I decided to search for her obituary, so I Googled Marilyn’s name. As it turns out, her obituary reports that she was “an artist, a citizen scientist, and a mycology consultant who for 30-plus years performed all-hours, on-call poisonous mushroom identification for individuals and poison centers throughout the western United States.

“She died peacefully at age 94. Deadly mushrooms were not involved.”

Obituaries perform this kind of function. They inform, enlighten, and occasionally amuse.

Sometimes they say very little; other times they seem to reveal too much. All of them remind us of our impermanence, which is why we shouldn’t be surprised that obituaries are the most visited section in print newspapers. We’re more than a little curious about how close in age we might be to the most recently deceased.

For reasons not entirely clear to me, I collect quirky, offbeat obits. Some display interesting descriptions of death’s transition.

Otis Burchett Jr. “was reluctantly  hauled into the hereafter by two heavenly, we hope, angels on November 27, 2022.”
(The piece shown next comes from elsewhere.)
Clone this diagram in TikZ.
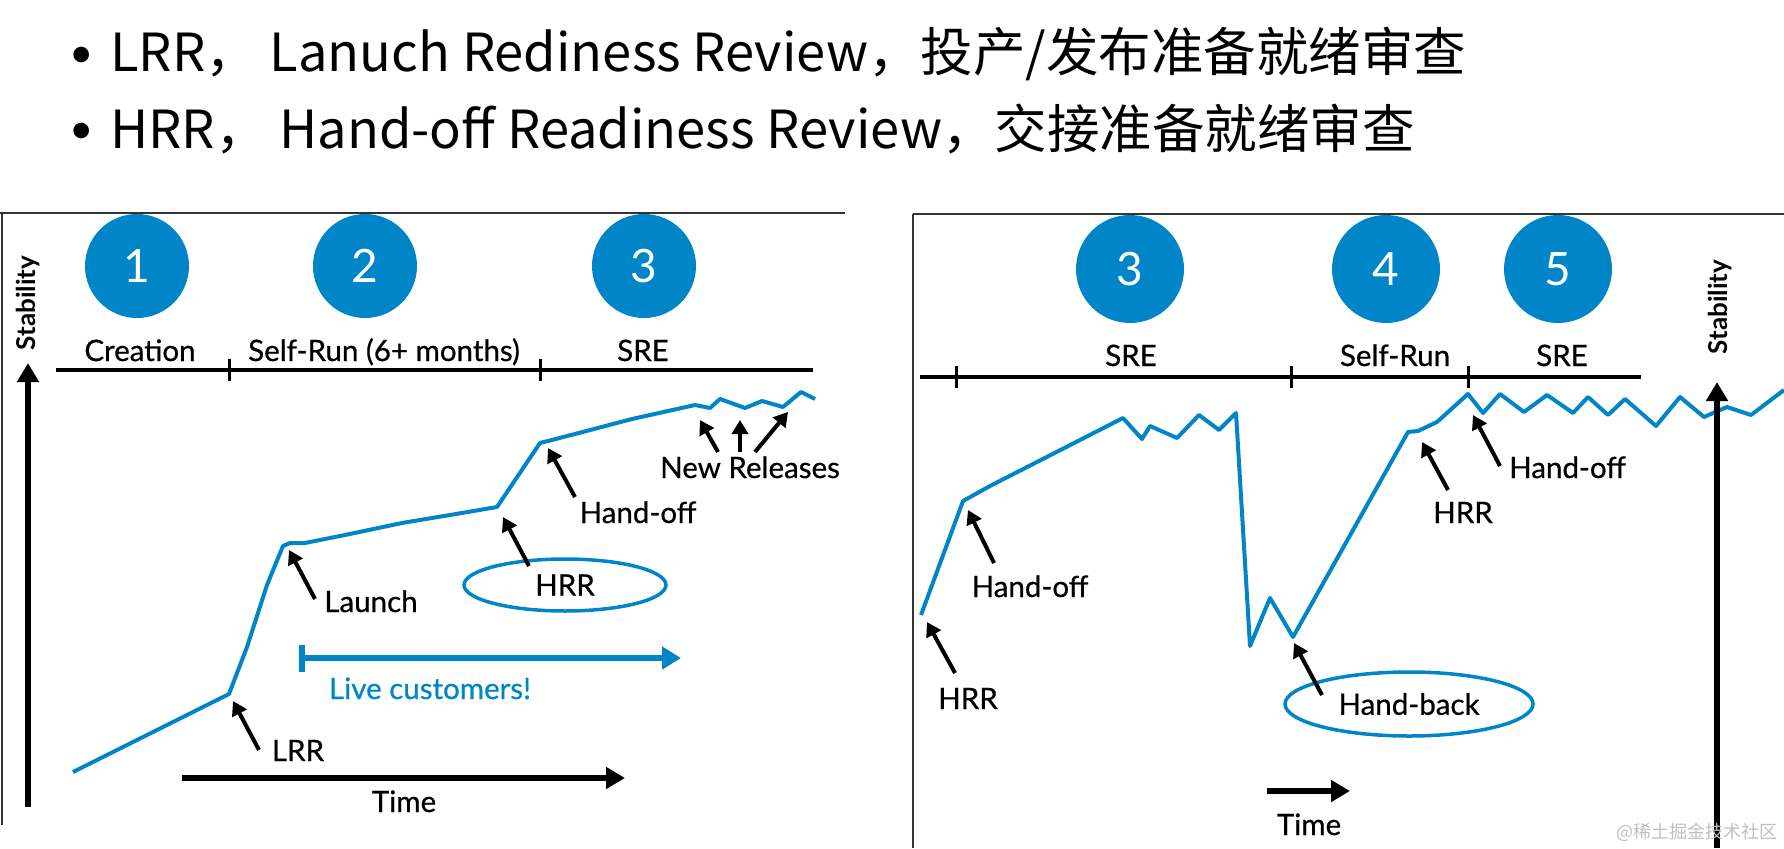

Others seem overly candid.

Burton Cohen’s obituary indicates that memorial contributions in his name may be sent to Temple Israel, “where Burt set a record for non-attendance at Sabbath services.”

Some obituaries are just plain funny. Jack Haut “wanted the Chicago Bears to be his pallbearers, but they were busy letting all their other fans down so he opted for cremation rites instead.” We’re also told that he “would have excelled in high school athletics … but was held back by his lack of athleticism and size.”

A few obits address God directly. In Fern Sadd’s case: “Dear Lord, it is with regret that we must return your faithful servant to you.”

And then, there’s the joking brevity of the obituary of someone named Hokey Pokey, who “put his whole self in in 1934 and took his whole self out in 2022.”

The obituary for Pulitzer Prize-winning author David McCullough delivers a miniature civics lesson at its close by using his own words: “Understanding the real world, being part of it and enjoying it, has mainly to do, I believe, with being a real person. That’s the point. It means taking an interest in other people, all kinds of people. It means enjoying people and trying to understand one another. It means kindnesses. It means doing what we can to move civilization forward, to make the world a little better place because we are in it.”

There is an age-old Jewish custom of people with children drafting a spiritual or ethical will (tvava’ot). The exercise is similar to writing an obituary, except that it’s often edited multiple times over the decades instead of initiated as an end-of-life project.